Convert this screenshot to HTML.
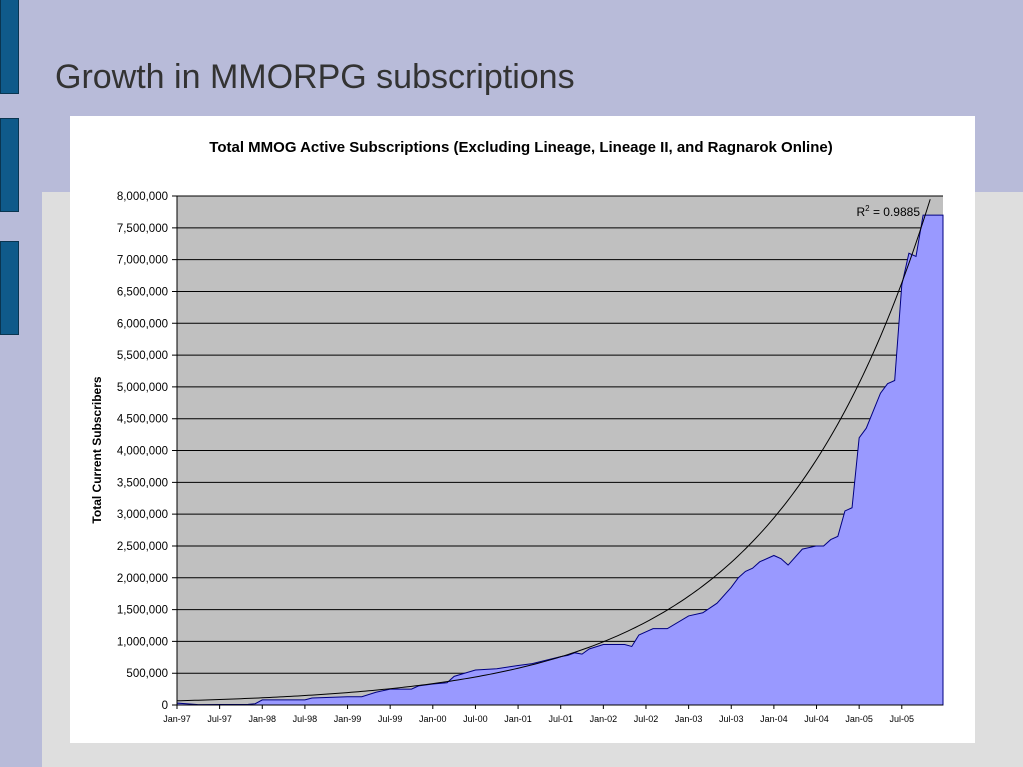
<!DOCTYPE html>
<html><head><meta charset="utf-8"><style>
body{margin:0;width:1023px;height:767px;overflow:hidden;background:#b8bbd9;position:relative;font-family:"Liberation Sans",sans-serif}
.blk{position:absolute;left:0;width:17px;background:#0f5a8a;border:1px solid #0a3550}
</style></head><body>
<div style="position:absolute;left:42px;top:192px;width:981px;height:575px;background:#dedede"></div>
<div class="blk" style="top:-1px;height:93px"></div>
<div class="blk" style="top:118px;height:92px"></div>
<div class="blk" style="top:241px;height:92px"></div>
<div style="position:absolute;left:55px;top:58px;font-size:34px;color:#333">Growth in MMORPG subscriptions</div>
<svg style="position:absolute;left:0;top:0" width="1023" height="767" id="svg"></svg>
<script>
const months=[0,3,10,11,12,18,19,24,26,28,30,33,34,36,38,39,42,45,48,50,54,55,56,57,58,60,63,64,65,66,67,69,72,74,76,78,79,80,81,82,84,85,86,88,90,91,92,93,94,95,96,97,99,100,101,102,103,104,105,107];
const subs=[30000,5000,10000,20000,80000,80000,110000,130000,130000,200000,250000,250000,300000,330000,350000,450000,550000,570000,620000,650000,760000,780000,820000,800000,880000,950000,950000,920000,1100000,1150000,1200000,1200000,1400000,1450000,1600000,1850000,2000000,2100000,2150000,2250000,2350000,2300000,2200000,2450000,2500000,2500000,2600000,2650000,3050000,3100000,4200000,4350000,4900000,5050000,5100000,6600000,7100000,7050000,7700000,7700000];
const yTicks=[0,500000,1000000,1500000,2000000,2500000,3000000,3500000,4000000,4500000,5000000,5500000,6000000,6500000,7000000,7500000,8000000];
const xLabels=["Jan-97","Jul-97","Jan-98","Jul-98","Jan-99","Jul-99","Jan-00","Jul-00","Jan-01","Jul-01","Jan-02","Jul-02","Jan-03","Jul-03","Jan-04","Jul-04","Jan-05","Jul-05"];
const trendA=66000, trendB=0.0452;
const L=177,R=943,T=196,B=705,maxM=107.8,maxV=8000000;
const X=m=>L+(m/maxM)*(R-L), Y=v=>B-(v/maxV)*(B-T);
const s=document.getElementById('svg'),NS="http://www.w3.org/2000/svg";
function el(t,a,txt){const e=document.createElementNS(NS,t);for(const k in a)e.setAttribute(k,a[k]);if(txt!=null)e.textContent=txt;s.appendChild(e);return e;}
let e;
e=el('rect',{x:70,y:116,width:905,height:627,fill:'#fff'});


e=el('text',{x:521,y:152,'text-anchor':'middle','font-size':15,'font-weight':'bold',fill:'#000'},'Total MMOG Active Subscriptions (Excluding Lineage, Lineage II, and Ragnarok Online)');


e=el('rect',{x:L,y:T,width:R-L,height:B-T,fill:'#c0c0c0'});


yTicks.forEach(v=>{
 e=el('line',{x1:L-5,x2:R,y1:Y(v),y2:Y(v),stroke:'#000','stroke-width':1});
 
 
 e=el('text',{x:L-9,y:Y(v)+4,'text-anchor':'end','font-size':11.5,fill:'#000'},v.toLocaleString('en-US'));
 
 
});
let d='M'+X(months[0])+','+B;
months.forEach((m,i)=>{d+=' L'+X(m)+','+Y(subs[i]);});
d+=' L'+X(maxM)+','+Y(subs[subs.length-1])+' L'+X(maxM)+','+B+' Z';
e=el('path',{d:d,fill:'#9999ff',stroke:'#000080','stroke-width':1});


let td='';
for(let m=0;m<=maxM;m+=0.5){const v=trendA*Math.exp(trendB*m);if(v>maxV)break;td+=(td?' L':'M')+X(m)+','+Y(v);}
e=el('path',{d:td,fill:'none',stroke:'#000','stroke-width':1});


e=el('line',{x1:L,x2:R,y1:B,y2:B,stroke:'#000'});


e=el('line',{x1:L,x2:L,y1:T,y2:B,stroke:'#000'});


xLabels.forEach((t,i)=>{const x=X(i*6);
 e=el('line',{x1:x,x2:x,y1:B,y2:B+4,stroke:'#000'});
 
 
 e=el('text',{x:x,y:B+17,'text-anchor':'middle','font-size':9,fill:'#000'},t);
 
 
});
e=el('text',{x:0,y:0,transform:'translate(101,450) rotate(-90)','text-anchor':'middle','font-size':12,'font-weight':'bold',fill:'#000'},'Total Current Subscribers');


e=el('text',{x:920,y:216,'text-anchor':'end','font-size':12,fill:'#000'});
e.innerHTML='R<tspan font-size="8" dy="-5">2</tspan><tspan dy="5"> = 0.9885</tspan>';


</script>
</body></html>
= = = = = = =
# [Problem requirements]
All of the lines above should be retyped precisely, apart from the pictures.

# [Output of the task]
Convert this screenshot to HTML.
<!DOCTYPE html>
<html><head><meta charset="utf-8"><style>
body{margin:0;width:1023px;height:767px;overflow:hidden;background:#b8bbd9;position:relative;font-family:"Liberation Sans",sans-serif}
.blk{position:absolute;left:0;width:17px;background:#0f5a8a;border:1px solid #0a3550}
</style></head><body>
<div style="position:absolute;left:42px;top:192px;width:981px;height:575px;background:#dedede"></div>
<div class="blk" style="top:-1px;height:93px"></div>
<div class="blk" style="top:118px;height:92px"></div>
<div class="blk" style="top:241px;height:92px"></div>
<div style="position:absolute;left:55px;top:58px;font-size:34px;color:#333">Growth in MMORPG subscriptions</div>
<svg style="position:absolute;left:0;top:0" width="1023" height="767" id="svg"></svg>
<script>
const months=[0,3,10,11,12,18,19,24,26,28,30,33,34,36,38,39,42,45,48,50,54,55,56,57,58,60,63,64,65,66,67,69,72,74,76,78,79,80,81,82,84,85,86,88,90,91,92,93,94,95,96,97,99,100,101,102,103,104,105,107];
const subs=[30000,5000,10000,20000,80000,80000,110000,130000,130000,200000,250000,250000,300000,330000,350000,450000,550000,570000,620000,650000,760000,780000,820000,800000,880000,950000,950000,920000,1100000,1150000,1200000,1200000,1400000,1450000,1600000,1850000,2000000,2100000,2150000,2250000,2350000,2300000,2200000,2450000,2500000,2500000,2600000,2650000,3050000,3100000,4200000,4350000,4900000,5050000,5100000,6600000,7100000,7050000,7700000,7700000];
const yTicks=[0,500000,1000000,1500000,2000000,2500000,3000000,3500000,4000000,4500000,5000000,5500000,6000000,6500000,7000000,7500000,8000000];
const xLabels=["Jan-97","Jul-97","Jan-98","Jul-98","Jan-99","Jul-99","Jan-00","Jul-00","Jan-01","Jul-01","Jan-02","Jul-02","Jan-03","Jul-03","Jan-04","Jul-04","Jan-05","Jul-05"];
const trendA=66000, trendB=0.0452;
const L=177,R=943,T=196,B=705,maxM=107.8,maxV=8000000;
const X=m=>L+(m/maxM)*(R-L), Y=v=>B-(v/maxV)*(B-T);
const s=document.getElementById('svg'),NS="http://www.w3.org/2000/svg";
function el(t,a,txt){const e=document.createElementNS(NS,t);for(const k in a)e.setAttribute(k,a[k]);if(txt!=null)e.textContent=txt;s.appendChild(e);return e;}
let e;
e=el('rect',{x:70,y:116,width:905,height:627,fill:'#fff'});


e=el('text',{x:521,y:152,'text-anchor':'middle','font-size':15,'font-weight':'bold',fill:'#000'},'Total MMOG Active Subscriptions (Excluding Lineage, Lineage II, and Ragnarok Online)');


e=el('rect',{x:L,y:T,width:R-L,height:B-T,fill:'#c0c0c0'});


yTicks.forEach(v=>{
 e=el('line',{x1:L-5,x2:R,y1:Y(v),y2:Y(v),stroke:'#000','stroke-width':1});
 
 
 e=el('text',{x:L-9,y:Y(v)+4,'text-anchor':'end','font-size':11.5,fill:'#000'},v.toLocaleString('en-US'));
 
 
});
let d='M'+X(months[0])+','+B;
months.forEach((m,i)=>{d+=' L'+X(m)+','+Y(subs[i]);});
d+=' L'+X(maxM)+','+Y(subs[subs.length-1])+' L'+X(maxM)+','+B+' Z';
e=el('path',{d:d,fill:'#9999ff',stroke:'#000080','stroke-width':1});


let td='';
for(let m=0;m<=maxM;m+=0.5){const v=trendA*Math.exp(trendB*m);if(v>maxV)break;td+=(td?' L':'M')+X(m)+','+Y(v);}
e=el('path',{d:td,fill:'none',stroke:'#000','stroke-width':1});


e=el('line',{x1:L,x2:R,y1:B,y2:B,stroke:'#000'});


e=el('line',{x1:L,x2:L,y1:T,y2:B,stroke:'#000'});


xLabels.forEach((t,i)=>{const x=X(i*6);
 e=el('line',{x1:x,x2:x,y1:B,y2:B+4,stroke:'#000'});
 
 
 e=el('text',{x:x,y:B+17,'text-anchor':'middle','font-size':9,fill:'#000'},t);
 
 
});
e=el('text',{x:0,y:0,transform:'translate(101,450) rotate(-90)','text-anchor':'middle','font-size':12,'font-weight':'bold',fill:'#000'},'Total Current Subscribers');


e=el('text',{x:920,y:216,'text-anchor':'end','font-size':12,fill:'#000'});
e.innerHTML='R<tspan font-size="8" dy="-5">2</tspan><tspan dy="5"> = 0.9885</tspan>';


</script>
</body></html>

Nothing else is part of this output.